By Denny Thomas and Elzio Barreto
HONG KONG, Jan 9 (Reuters) - The Hong Kong stock exchange has submitted a draft report to the Securities and Exchanges Commission that could lead to new shareholding structures for publicly listed companies in the city, a person familiar with the matter said on Thursday.
The submission brings closer the launch of a public consultation process on allowing different shareholding structures for Hong Kong initial public offerings.
The move comes after Hong Kong regulators in 2013 rejected Internet giant Alibaba Group Holding Ltd’s planned IPO because of the firm’s request to keep a shareholder structure allowing a group of top managers and founders - who together own only around 13 percent of the company - to nominate and control the board.
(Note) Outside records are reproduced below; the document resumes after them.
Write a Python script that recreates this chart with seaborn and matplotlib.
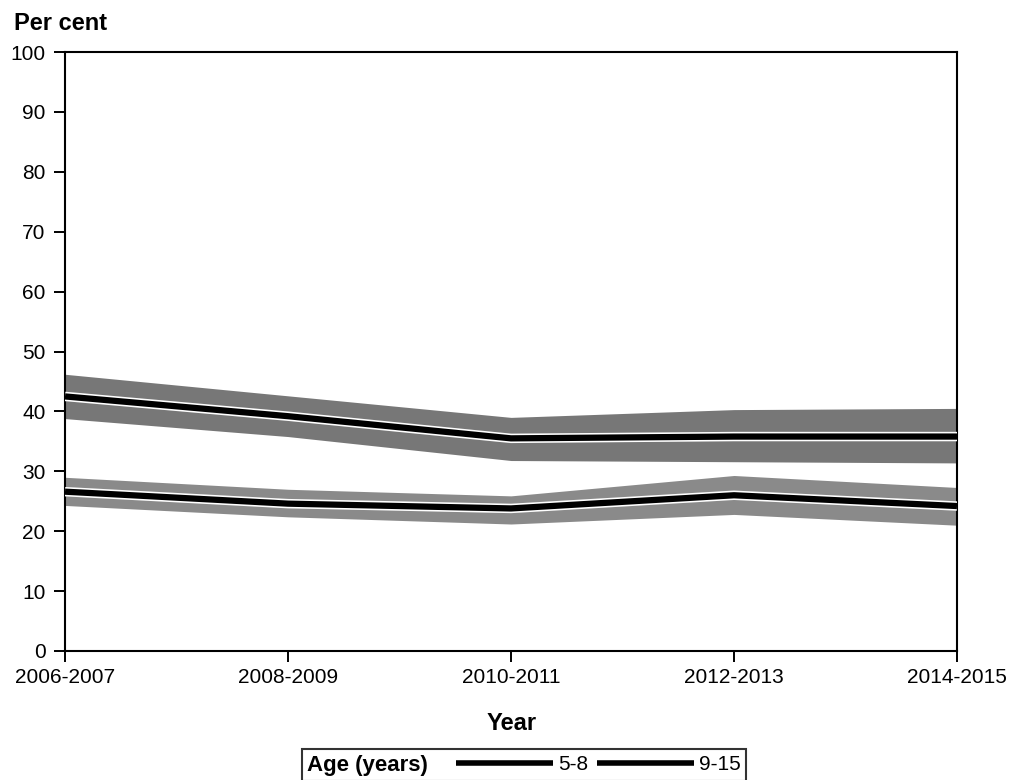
import matplotlib
matplotlib.use("Agg")
import matplotlib.pyplot as plt
import matplotlib.patheffects as pe
from matplotlib.lines import Line2D
from matplotlib.offsetbox import HPacker
import seaborn as sns
import pandas as pd

years = ["2006-2007", "2008-2009", "2010-2011", "2012-2013", "2014-2015"]
age_5_8 = [42.5, 39.2, 35.5, 35.8, 35.8]
age_5_8_low = [38.8, 35.8, 31.8, 31.6, 31.4]
age_5_8_high = [46.2, 42.6, 39.0, 40.3, 40.5]
age_9_15 = [26.6, 24.6, 23.8, 26.0, 24.2]
age_9_15_low = [24.3, 22.4, 21.2, 22.8, 21.0]
age_9_15_high = [29.0, 27.0, 25.9, 29.3, 27.3]
yticks = [0, 10, 20, 30, 40, 50, 60, 70, 80, 90, 100]

sns.set_theme(style="ticks")
plt.rcParams["font.family"] = ["Liberation Sans", "DejaVu Sans"]
plt.rcParams["text.color"] = "black"
plt.rcParams["xtick.color"] = "black"
plt.rcParams["ytick.color"] = "black"
plt.rcParams["xtick.labelcolor"] = "black"
plt.rcParams["ytick.labelcolor"] = "black"

df = pd.DataFrame({
    "x": list(range(len(years))) * 2,
    "value": age_5_8 + age_9_15,
    "Age": ["5-8"] * len(years) + ["9-15"] * len(years),
})

fig = plt.figure(figsize=(10.16, 7.8), dpi=100)
L, R, T, B = 65, 957, 52, 651
ax = fig.add_axes([L / 1016, 1 - B / 780, (R - L) / 1016, (B - T) / 780])

xs = list(range(len(years)))
ax.fill_between(xs, age_5_8_low, age_5_8_high, color="#777777", linewidth=0, zorder=1)
ax.fill_between(xs, age_9_15_low, age_9_15_high, color="#8a8a8a", linewidth=0, zorder=1)

sns.lineplot(data=df, x="x", y="value", hue="Age", palette=["black", "black"],
             ax=ax, legend=False, linewidth=4.5, zorder=3)
for ln in ax.lines:
    ln.set_path_effects([pe.Stroke(linewidth=6.8, foreground="white"), pe.Normal()])
    ln.set_solid_capstyle("butt")

ax.set_xlim(0, len(years) - 1)
ax.set_ylim(0, 100)
ax.set_xticks(xs)
ax.set_xticklabels(years, fontsize=15, color="black")
ax.set_yticks(yticks)
ax.set_yticklabels([str(t) for t in yticks], fontsize=15, color="black")
ax.tick_params(axis="both", direction="out", length=8, width=1.4, color="black")
ax.tick_params(axis="y", pad=6)
ax.tick_params(axis="x", pad=4)
for s in ax.spines.values():
    s.set_color("black")
    s.set_linewidth(1.5)
    s.set_visible(True)

ax.set_xlabel("")
ax.set_ylabel("")
fig.text(512 / 1016, 1 - 723 / 780, "Year", fontsize=17, fontweight="bold",
         ha="center", va="center", color="black")
fig.text(14 / 1016, 1 - 23 / 780, "Per cent", fontsize=17, fontweight="bold",
         ha="left", va="center", color="black")

fs = 15
handles = [Line2D([], [], color="black", linewidth=4.0, solid_capstyle="butt"),
           Line2D([], [], color="black", linewidth=4.0, solid_capstyle="butt")]
leg = fig.legend(handles, ["5-8", "9-15"], ncol=2, title="Age (years)",
                 title_fontproperties={"weight": "bold", "size": 16},
                 fontsize=fs, loc="center right", bbox_to_anchor=(746 / 1016, 1 - 765 / 780),
                 frameon=True, fancybox=False, handlelength=4.65, handletextpad=0.25,
                 columnspacing=0.43, borderpad=0.25, borderaxespad=0,
                 labelcolor="black")
leg.get_title().set_color("black")
leg._legend_box = HPacker(pad=0.25 * fs, sep=28 * 0.72, align="center",
                          children=[leg._legend_title_box, leg._legend_handle_box])
leg._legend_box.set_figure(fig)
leg._legend_box.axes = leg.axes
leg._legend_box.set_offset(leg._findoffset)
fr = leg.get_frame()
fr.set_edgecolor("black")
fr.set_linewidth(1.5)
fr.set_facecolor("white")

fig.savefig("out.png", dpi=100)
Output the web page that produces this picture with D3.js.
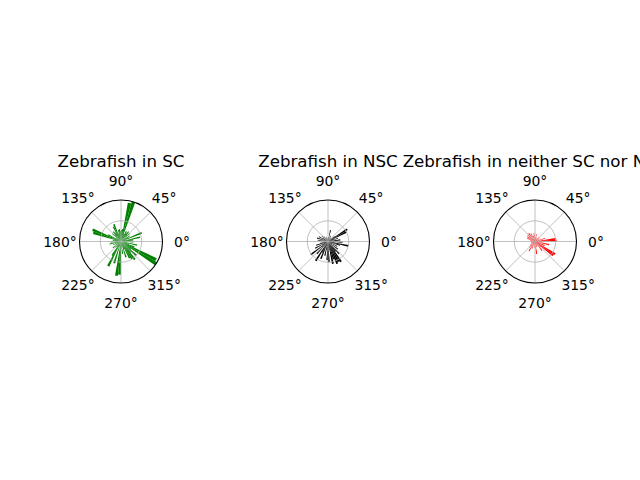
<!DOCTYPE html>
<html>
<head>
<meta charset="utf-8">
<script src="https://cdn.jsdelivr.net/npm/d3@7"></script>
<style>
  html, body { margin: 0; padding: 0; background: #fff; }
  svg { display: block; font-family: "DejaVu Sans", sans-serif; }
</style>
</head>
<body>
<svg id="chart" width="640" height="480"></svg>
<script>
// ---- data ----
const binStarts = [0,5,10,15,20,25,30,35,40,45,50,55,60,65,70,75,80,85,
                   90,95,100,105,110,115,120,125,130,135,140,145,150,155,160,165,170,175,
                   180,185,190,195,200,205,210,215,220,225,230,235,240,245,250,255,260,265,
                   270,275,280,285,290,295,300,305,310,315,320,325,330,335,340,345,350,355];
const binWidth = 5;
const titles = ["Zebrafish in SC", "Zebrafish in NSC", "Zebrafish in neither SC nor NSC"];
const colors = ["green", "black", "red"];
const scValues = [
  0.15,0.30,0.47,0.10,0.54,0.20,0.25,0.10,0.28,0.22,0.30,0.25,0.28,0.20,1.00,0.95,0.30,0.28,
  0.25,0.30,0.28,0.20,0.45,0.40,0.25,0.30,0.22,0.28,0.10,0.15,0.35,0.74,0.70,0.15,0.20,0.10,
  0.25,0.15,0.28,0.10,0.20,0.05,0.15,0.25,0.10,0.20,0.15,0.40,0.67,0.15,0.55,0.10,0.83,0.80,
  0.15,0.30,0.10,0.40,0.20,0.45,0.50,0.55,0.35,0.50,0.30,1.00,0.95,0.35,0.20,0.40,0.15,0.30];
const nscValues = [
  0.20,0.30,0.10,0.25,0.15,0.50,0.55,0.20,0.10,0.05,0.10,0.05,0.15,0.05,0.10,0.28,0.05,0.10,
  0.05,0.08,0.05,0.12,0.05,0.10,0.05,0.15,0.08,0.20,0.05,0.15,0.25,0.10,0.28,0.05,0.25,0.10,
  0.15,0.05,0.20,0.30,0.10,0.35,0.15,0.52,0.20,0.40,0.10,0.55,0.30,0.45,0.10,0.35,0.20,0.45,
  0.50,0.15,0.55,0.45,0.58,0.55,0.58,0.30,0.40,0.15,0.30,0.10,0.25,0.10,0.30,0.50,0.15,0.35];
const neitherValues = [
  0.52,0.50,0.10,0.25,0.05,0.15,0.05,0.12,0.05,0.15,0.05,0.08,0.05,0.10,0.05,0.18,0.05,0.10,
  0.05,0.20,0.05,0.15,0.05,0.22,0.08,0.25,0.05,0.24,0.10,0.22,0.05,0.20,0.05,0.12,0.05,0.08,
  0.05,0.10,0.03,0.10,0.05,0.10,0.05,0.15,0.05,0.20,0.05,0.27,0.08,0.18,0.05,0.10,0.05,0.15,
  0.05,0.30,0.08,0.15,0.05,0.12,0.05,0.28,0.10,0.20,0.55,0.57,0.10,0.25,0.05,0.35,0.10,0.20];
const seriesValues = [scValues, nscValues, neitherValues];
const angleTicks = [0,45,90,135,180,225,270,315];
const radialTicks = [0.5];
const rMax = 1.0;

// ---- layout ----
const svg = d3.select("#chart");
svg.append("rect").attr("width",640).attr("height",480).attr("fill","#fff");
const centersX = [121, 328, 535];
const cy = 241.5;
const R = 41.5;
const rScale = d3.scaleLinear().domain([0, rMax]).range([0, R]);
const toRad = d => d * Math.PI / 180;

centersX.forEach((cx, i) => {
  const g = svg.append("g").attr("transform", `translate(${cx},${cy})`);

  // bars (matplotlib angle: ccw from east; d3.arc: cw from north)
  const arc = d3.arc().innerRadius(0);
  g.selectAll("path.bar").data(binStarts.map((s, k) => ({s, v: seriesValues[i][k]})))
    .enter().append("path").attr("class","bar")
    .attr("d", d => arc({
      outerRadius: rScale(d.v),
      startAngle: Math.PI/2 - toRad(d.s + binWidth),
      endAngle: Math.PI/2 - toRad(d.s)
    }))
    .attr("fill", colors[i]);

  // grid (drawn above bars, like matplotlib default)
  angleTicks.forEach(a => {
    g.append("line")
      .attr("x1", 0).attr("y1", 0)
      .attr("x2", R * Math.cos(toRad(a))).attr("y2", -R * Math.sin(toRad(a)))
      .attr("stroke", "#b0b0b0").attr("stroke-width", 0.8);
  });
  radialTicks.forEach(t => {
    g.append("circle").attr("r", rScale(t)).attr("fill","none")
      .attr("stroke", "#b0b0b0").attr("stroke-width", 0.8);
  });
  // outer spine
  g.append("circle").attr("r", R).attr("fill","none")
    .attr("stroke","#000").attr("stroke-width",1.1);

  // angle labels
  const lr = R + 19.5;
  angleTicks.forEach(a => {
    g.append("text")
      .attr("x", lr * Math.cos(toRad(a)))
      .attr("y", -lr * Math.sin(toRad(a)))
      .attr("text-anchor","middle")
      .attr("dy","0.36em")
      .attr("font-size","13.9px")
      .attr("fill","#000")
      .text(a + "°");
  });

  // title
  svg.append("text")
    .attr("x", cx).attr("y", 167)
    .attr("text-anchor","middle")
    .attr("font-size","16.67px")
    .attr("fill","#000")
    .text(titles[i]);
});
</script>
</body>
</html>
That request went against the exchange’s one-share-one-vote principle.
Hong Kong Exchanges and Clearing Ltd (HKEx), the stock exchange operator, said in November it was considering launching a public consultation.
Such a process could take months, but an agreement allowing different structures would be a major step in allowing Alibaba to list in Hong Kong - though it’s unclear if the company would wait that long.
Any rule change proposed by the exchange would have to be approved by the SFC, which met with Alibaba last year when it first explored a Hong Kong listing.
The regulator is concerned at how dual class share systems like the ones used in the United States could work in Hong Kong given it has a very different regulatory structure, a source said.
The SFC and the HKEx declined to comment.